05/08/2024 05h30Atualizada em 05/08/2024 11h06

Uma rede de empresas ligada ao assessor de um deputado estadual do Rio de Janeiro conquistou R$ 29 milhões em contratos com ONGs que receberam dinheiro de emendas parlamentares para a realização de projetos esportivos e de qualificação profissional.

As quatro firmas —todas com a letra X no nome— pertencem a Paulo Henrique Pimentel Durão, 40; seu pai, Anely Paes Leme Durão, e Jerry Souza de Santana, amigo da família. Os contratos foram assinados desde 2022 e alguns deles se estendem até hoje.

Apesar dos contratos milionários, Paulo Henrique ganhou salário líquido mensal de R$ 2.900 entre julho de 2023 e maio deste ano, período em que esteve lotado no gabinete do deputado Luiz Cláudio Ribeiro (Republicanos) na Alerj (Assembleia Legislativa do RJ).

Um mês antes de ser nomeado assessor, ele criou a empresa PDX Serviços Especializados e Eventos, que assinou seis contratos para realização de eventos, no total de R$ 6 milhões, entre setembro e dezembro, com os institutos Realizando o Futuro e Carioca de Atividades.

Paulo Henrique atua hoje como assessor de Luiz Cláudio Ribeiro na pré-campanha do deputado à Prefeitura de Mangaratiba, na Costa Verde fluminense.
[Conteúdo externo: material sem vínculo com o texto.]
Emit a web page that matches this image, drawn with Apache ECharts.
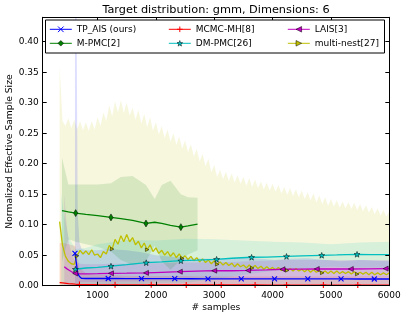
<!DOCTYPE html>
<html><head><meta charset="utf-8">
<script src="https://cdn.jsdelivr.net/npm/echarts@6/dist/echarts.min.js"></script>
<style>html,body{margin:0;padding:0;background:#fff}#c{width:407px;height:317px}</style>
</head><body><div id="c"></div>
<script>
const TITLE = 'Target distribution: gmm, Dimensions: 6';
const xTicks = [1000, 2000, 3000, 4000, 5000, 6000];
const yTicks = [0, 0.05, 0.10, 0.15, 0.20, 0.25, 0.30, 0.35, 0.40];

// TP_AIS (ours)
const tpX = [613, 640, 660, 690, 728, 800, 1000, 1183, 1500, 1753, 2000, 2323, 2600, 2893, 3200, 3463, 3800, 4033, 4300, 4603, 4900, 5173, 5500, 5743, 6000];
const tpY = [0.053, 0.035, 0.020, 0.015, 0.012, 0.0118, 0.0118, 0.0118, 0.0117, 0.0116, 0.0115, 0.0115, 0.0114, 0.0113, 0.0113, 0.0113, 0.0112, 0.0112, 0.0112, 0.0112, 0.0111, 0.0111, 0.011, 0.011, 0.011];
const tpLo = [0, 0, 0, 0, 0, 0, 0, 0, 0, 0, 0, 0, 0, 0, 0, 0, 0, 0, 0, 0, 0, 0, 0, 0, 0];
const tpHi = [0.6, 0.45, 0.12, 0.07, 0.06, 0.058, 0.058, 0.06, 0.058, 0.055, 0.05, 0.047, 0.045, 0.044, 0.045, 0.046, 0.044, 0.042, 0.044, 0.045, 0.042, 0.04, 0.042, 0.041, 0.04];
const tpMarks = [613, 1183, 1753, 2323, 2893, 3463, 4033, 4603, 5173, 5743];

// MCMC-MH[8]
const mhX = [350, 400, 500, 620, 690, 800, 1000, 1300, 1600, 1920, 2200, 2520, 2800, 3120, 3400, 3700, 4000, 4240, 4550, 4870, 5150, 5460, 5750, 6000];
const mhY = [0.005, 0.0045, 0.0035, 0.0025, 0.002, 0.0018, 0.0016, 0.0015, 0.0014, 0.0014, 0.0013, 0.0013, 0.0012, 0.0012, 0.0012, 0.0012, 0.0011, 0.0011, 0.0011, 0.0011, 0.001, 0.001, 0.001, 0.001];
const mhLo = [0, 0, 0, 0, 0, 0, 0, 0, 0, 0, 0, 0, 0, 0, 0, 0, 0, 0, 0, 0, 0, 0, 0, 0];
const mhHi = [0.07, 0.07, 0.068, 0.065, 0.03, 0.02, 0.018, 0.017, 0.016, 0.016, 0.016, 0.016, 0.015, 0.015, 0.015, 0.015, 0.015, 0.015, 0.015, 0.015, 0.015, 0.015, 0.015, 0.015];
const mhMarks = [690, 1300, 1920, 2520, 3120, 3700, 4240, 4870, 5460];

// LAIS[3]
const laX = [430, 470, 520, 570, 618, 700, 800, 1000, 1230, 1500, 1830, 2100, 2410, 2700, 3000, 3300, 3580, 3900, 4170, 4450, 4757, 5050, 5340, 5650, 5938, 6000];
const laY = [0.031, 0.028, 0.025, 0.022, 0.020, 0.0195, 0.0195, 0.0198, 0.0203, 0.0205, 0.021, 0.022, 0.023, 0.024, 0.0246, 0.0245, 0.025, 0.026, 0.027, 0.0272, 0.0274, 0.0274, 0.0274, 0.0277, 0.028, 0.028];
const laHi = [0.15, 0.1, 0.065, 0.048, 0.04, 0.036, 0.035, 0.035, 0.036, 0.036, 0.037, 0.037, 0.038, 0.038, 0.039, 0.039, 0.04, 0.041, 0.042, 0.042, 0.042, 0.042, 0.042, 0.042, 0.042, 0.042];
const laLo = [0.0, 0.0, 0.0, 0.002, 0.005, 0.006, 0.006, 0.006, 0.007, 0.007, 0.007, 0.008, 0.009, 0.01, 0.011, 0.011, 0.011, 0.012, 0.013, 0.013, 0.013, 0.013, 0.013, 0.014, 0.014, 0.014];
const laMarks = [618, 1230, 1830, 2410, 3000, 3580, 4170, 4757, 5340, 5938];

// M-PMC[2]
const mpX = [390, 500, 625, 800, 1000, 1230, 1400, 1600, 1830, 1980, 2100, 2250, 2428, 2550, 2714];
const mpY = [0.123, 0.121, 0.119, 0.117, 0.115, 0.112, 0.110, 0.107, 0.102, 0.104, 0.102, 0.099, 0.096, 0.098, 0.101];
const mpHi = [0.21, 0.166, 0.166, 0.166, 0.166, 0.168, 0.178, 0.18, 0.165, 0.142, 0.165, 0.172, 0.15, 0.145, 0.144];
const mpLo = [0.04, 0.076, 0.072, 0.068, 0.064, 0.056, 0.042, 0.034, 0.04, 0.066, 0.04, 0.026, 0.042, 0.051, 0.058];
const mpMarks = [625, 1230, 1830, 2428];

// DM-PMC[26]
const dmX = [620, 800, 1000, 1230, 1500, 1834, 2100, 2428, 2700, 3040, 3300, 3640, 3900, 4238, 4500, 4842, 5100, 5447, 5700, 6000];
const dmY = [0.027, 0.029, 0.030, 0.032, 0.0345, 0.0377, 0.039, 0.041, 0.042, 0.0433, 0.045, 0.0466, 0.047, 0.048, 0.049, 0.0498, 0.0505, 0.0515, 0.051, 0.051];
const dmMarks = [620, 1230, 1834, 2428, 3040, 3640, 4238, 4842, 5447];
const dmBX = [380, 420, 500, 620, 800, 1000, 1500, 2000, 2500, 3000, 3500, 4000, 4500, 5000, 5500, 6000];
const dmHi = [0.15, 0.12, 0.08, 0.06, 0.062, 0.068, 0.075, 0.074, 0.077, 0.076, 0.074, 0.072, 0.071, 0.068, 0.071, 0.072];
const dmLo = [0.0, 0.0, 0.0, 0.0, 0.0, 0.0, 0.0, 0.005, 0.005, 0.01, 0.018, 0.024, 0.028, 0.031, 0.03, 0.03];

// multi-nest[27]
const mnX = [350,400,450,500,550,600,650,700,750,800,
  850,900,950,1000,1050,1100,1150,1200,1250,1300,
  1350,1400,1450,1500,1550,1600,1650,1700,1750,1800,
  1850,1900,1950,2000,2050,2100,2150,2200,2250,2300,
  2350,2400,2450,2500,2550,2600,2650,2700,2750,2800,
  2850,2900,2950,3000,3050,3100,3150,3200,3250,3300,
  3350,3400,3450,3500,3550,3600,3650,3700,3750,3800,
  3850,3900,3950,4000,4050,4100,4150,4200,4250,4300,
  4350,4400,4450,4500,4550,4600,4650,4700,4750,4800,
  4850,4900,4950,5000,5050,5100,5150,5200,5250,5300,
  5350,5400,5450,5500,5550,5600,5650,5700,5750,5800,
  5850,5900,5950,6000];
const mnY = [0.105,0.066,0.048,0.040,0.036,0.035,0.049,0.058,0.052,0.057,
  0.051,0.059,0.050,0.052,0.046,0.056,0.052,0.066,0.060,0.076,
  0.068,0.082,0.072,0.084,0.072,0.079,0.067,0.073,0.062,0.070,
  0.059,0.067,0.056,0.062,0.053,0.058,0.050,0.056,0.048,0.054,
  0.046,0.052,0.045,0.049,0.043,0.048,0.041,0.046,0.039,0.044,
  0.038,0.042,0.036,0.041,0.035,0.039,0.034,0.038,0.033,0.037,
  0.031,0.036,0.031,0.034,0.029,0.034,0.029,0.033,0.028,0.032,
  0.027,0.031,0.027,0.030,0.026,0.030,0.025,0.029,0.025,0.028,
  0.024,0.028,0.024,0.027,0.023,0.027,0.022,0.026,0.022,0.025,
  0.021,0.024,0.020,0.024,0.020,0.024,0.020,0.023,0.020,0.023,
  0.019,0.023,0.019,0.022,0.019,0.022,0.018,0.022,0.018,0.021,
  0.018,0.021,0.018,0.021];
const mnLo = mnX.map(() => 0);
const mnHi = [0.36,0.27,0.262,0.275,0.258,0.272,0.256,0.27,0.255,0.268,
  0.254,0.27,0.256,0.276,0.262,0.284,0.27,0.296,0.278,0.302,
  0.284,0.304,0.283,0.3,0.279,0.292,0.272,0.288,0.266,0.282,
  0.26,0.276,0.254,0.268,0.248,0.262,0.242,0.256,0.236,0.25,
  0.231,0.244,0.225,0.238,0.219,0.232,0.212,0.224,0.204,0.216,
  0.196,0.208,0.186,0.198,0.178,0.19,0.175,0.187,0.172,0.184,
  0.169,0.181,0.167,0.178,0.164,0.176,0.162,0.174,0.16,0.171,
  0.158,0.169,0.156,0.167,0.154,0.165,0.151,0.162,0.149,0.16,
  0.147,0.158,0.145,0.156,0.142,0.153,0.14,0.151,0.137,0.148,
  0.134,0.145,0.131,0.142,0.13,0.14,0.128,0.138,0.127,0.137,
  0.126,0.136,0.124,0.134,0.122,0.132,0.12,0.129,0.117,0.127,
  0.115,0.124,0.113,0.122];
const mnMarks = [650, 1250, 1850, 2450, 3050, 3650, 4250, 4850, 5450];

const FONT = 'DejaVu Sans';
const C = {b:'#0000ff', r:'#ff0000', m:'#bf00bf', g:'#008000', c:'#00bfbf', y:'#bfbf00'};
const F = {b:'rgba(0,0,255,0.13)', r:'rgba(255,0,0,0.13)', m:'rgba(191,0,191,0.13)',
           g:'rgba(0,128,0,0.13)', c:'rgba(0,191,191,0.13)', y:'rgba(191,191,0,0.13)'};
const SYM = {
  x: 'path://M0,0L10,10M10,0L0,10',
  plus: 'path://M5,0L5,10M0,5L10,5',
  left: 'path://M0,5L10,0L10,10Z',
  right: 'path://M10,5L0,0L0,10Z',
  diamond: 'path://M3,0L6,5L3,10L0,5Z',
  star: 'path://M5,0L6.2,3.4L9.8,3.5L7,5.7L7.9,9.2L5,7.2L2.1,9.2L3,5.7L0.2,3.5L3.8,3.4Z'
};

function pairs(xs, ys) { return xs.map((x, i) => [x, ys[i]]); }

function lineSeries(name, xs, ys, color, symbol, size, marks, filled) {
  return {
    name, type: 'line', data: pairs(xs, ys), z: 5,
    symbol, symbolKeepAspect: true, showSymbol: true, showAllSymbol: true,
    symbolSize: v => (marks.indexOf(v[0]) >= 0 ? size : 0),
    lineStyle: { color, width: 1.3 },
    itemStyle: filled ? { color, borderColor: '#000', borderWidth: 0.5 }
                      : { color, borderColor: color, borderWidth: 1.1 },
    emphasis: { disabled: true }, silent: true
  };
}
// shaded band between lo and hi, drawn as one polygon through the axes' scales
function band(name, xs, lo, hi, fill) {
  return {
    name, type: 'custom', z: 1, silent: true, clip: true,
    data: xs.map((x, i) => [x, lo[i], hi[i]]),
    encode: { x: 0, y: [1, 2] },
    renderItem: function (params, api) {
      if (params.dataIndexInside !== 0) return null;
      const n = params.dataInsideLength;
      const top = [], bot = [];
      for (let i = 0; i < n; i++) {
        top.push(api.coord([api.value(0, i), api.value(2, i)]));
        bot.unshift(api.coord([api.value(0, i), api.value(1, i)]));
      }
      return { type: 'polygon', shape: { points: top.concat(bot) }, style: { fill } };
    }
  };
}

const series = [
  band('mn_band', mnX, mnLo, mnHi, F.y),
  band('tp_band', tpX, tpLo, tpHi, F.b),
  band('mh_band', mhX, mhLo, mhHi, F.r),
  band('la_band', laX, laLo, laHi, F.m),
  band('mp_band', mpX, mpLo, mpHi, F.g),
  band('dm_band', dmBX, dmLo, dmHi, F.c),
  lineSeries('multi-nest[27]', mnX, mnY, C.y, SYM.right, 3.5, mnMarks, true),
  lineSeries('M-PMC[2]', mpX, mpY, C.g, SYM.diamond, 7, mpMarks, true),
  lineSeries('DM-PMC[26]', dmX, dmY, C.c, SYM.star, 6, dmMarks, true),
  lineSeries('LAIS[3]', laX, laY, C.m, SYM.left, 5, laMarks, true),
  lineSeries('MCMC-MH[8]', mhX, mhY, C.r, SYM.plus, 6, mhMarks, false),
  lineSeries('TP_AIS (ours)', tpX, tpY, C.b, SYM.x, 5, tpMarks, false)
];

function legendCol(left, items) {
  return {
    left, top: 24.3, orient: 'vertical', padding: 0, itemWidth: 22, itemHeight: 7, itemGap: 4,
    selectedMode: false, z: 60,
    itemStyle: { borderColor: '#000', borderWidth: 0.5 },
    lineStyle: { width: 1 },
    textStyle: { fontFamily: FONT, fontSize: 9, color: '#000', lineHeight: 10 },
    data: items
  };
}
const strokeItem = (name, color) => ({ name, itemStyle: { borderColor: color, borderWidth: 1 } });

const axisBase = {
  type: 'value', z: 10,
  axisLine: { show: true, onZero: false, lineStyle: { color: '#000', width: 1 } },
  splitLine: { show: false }
};

const chart = echarts.init(document.getElementById('c'), null, { renderer: 'canvas' });
chart.setOption({
  animation: false,
  backgroundColor: '#fff',
  textStyle: { fontFamily: FONT },
  grid: { left: 42.7, right: 17.7, top: 17.3, bottom: 31.3, outerBoundsMode: 'none' },
  xAxis: [
    Object.assign({}, axisBase, {
      position: 'bottom', min: 60, max: 6000,
      name: '# samples', nameLocation: 'middle', nameGap: 17, nameMoveOverlap: false,
      nameTextStyle: { fontFamily: FONT, fontSize: 9.2, color: '#000' },
      axisTick: { inside: true, length: 4, customValues: xTicks, lineStyle: { color: '#000' } },
      axisLabel: { customValues: xTicks, fontFamily: FONT, fontSize: 9, color: '#000', margin: 5,
        formatter: v => String(v) }
    }),
    Object.assign({}, axisBase, {
      position: 'top', min: 60, max: 6000,
      axisTick: { inside: true, length: 4, customValues: xTicks, lineStyle: { color: '#000' } },
      axisLabel: { show: false }
    })
  ],
  yAxis: [
    Object.assign({}, axisBase, {
      position: 'left', min: 0, max: 0.44,
      name: 'Normalized Effective Sample Size', nameLocation: 'middle', nameGap: 29, nameMoveOverlap: false,
      nameTextStyle: { fontFamily: FONT, fontSize: 9.2, color: '#000' },
      axisTick: { inside: true, length: 4, customValues: yTicks, lineStyle: { color: '#000' } },
      axisLabel: { customValues: yTicks, fontFamily: FONT, fontSize: 9, color: '#000', margin: 4,
        formatter: v => v.toFixed(2) }
    }),
    Object.assign({}, axisBase, {
      position: 'right', min: 0, max: 0.44,
      axisTick: { inside: true, length: 4, customValues: yTicks, lineStyle: { color: '#000' } },
      axisLabel: { show: false }
    })
  ],
  legend: [
    legendCol(49.3, [strokeItem('TP_AIS (ours)', C.b), 'M-PMC[2]']),
    legendCol(168.3, [strokeItem('MCMC-MH[8]', C.r), 'DM-PMC[26]']),
    legendCol(287.3, ['LAIS[3]', 'multi-nest[27]'])
  ],
  graphic: [
    { type: 'rect', z: 50, shape: { x: 45.5, y: 20, width: 339, height: 33 },
      style: { fill: '#fff', stroke: '#000', lineWidth: 1 } },
    { type: 'text', z: 50, x: 216, y: 10.3,
      style: { text: TITLE, fontFamily: FONT, fontSize: 11.3, fill: '#000', align: 'center', verticalAlign: 'middle' } }
  ],
  series
});
</script>
</body></html>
O parlamentar relatou que Paulo Henrique executa atualmente atividades políticas no "dia a dia da campanha", apesar de não estar mais empregado em seu gabinete.

O UOL detectou suspeitas de irregularidades em contratos assinados com ONGs por essa rede de empresas ligadas a Paulo Henrique.

Entre elas, estão as escolhas de firmas em concorrências com indícios de manipulação e a compra de produtos além da necessidade, como oito medalhas por aluno em projeto de esporte.

As ONGs que contrataram as empresas ligadas a Paulo Henrique fazem parte de uma rede com fortes indícios de desvios de dinheiro, conforme revela a série de reportagens "Farra das ONGs". Ao todo, a rede de ONGs recebeu quase meio bilhão de reais em emendas parlamentares nos últimos três anos.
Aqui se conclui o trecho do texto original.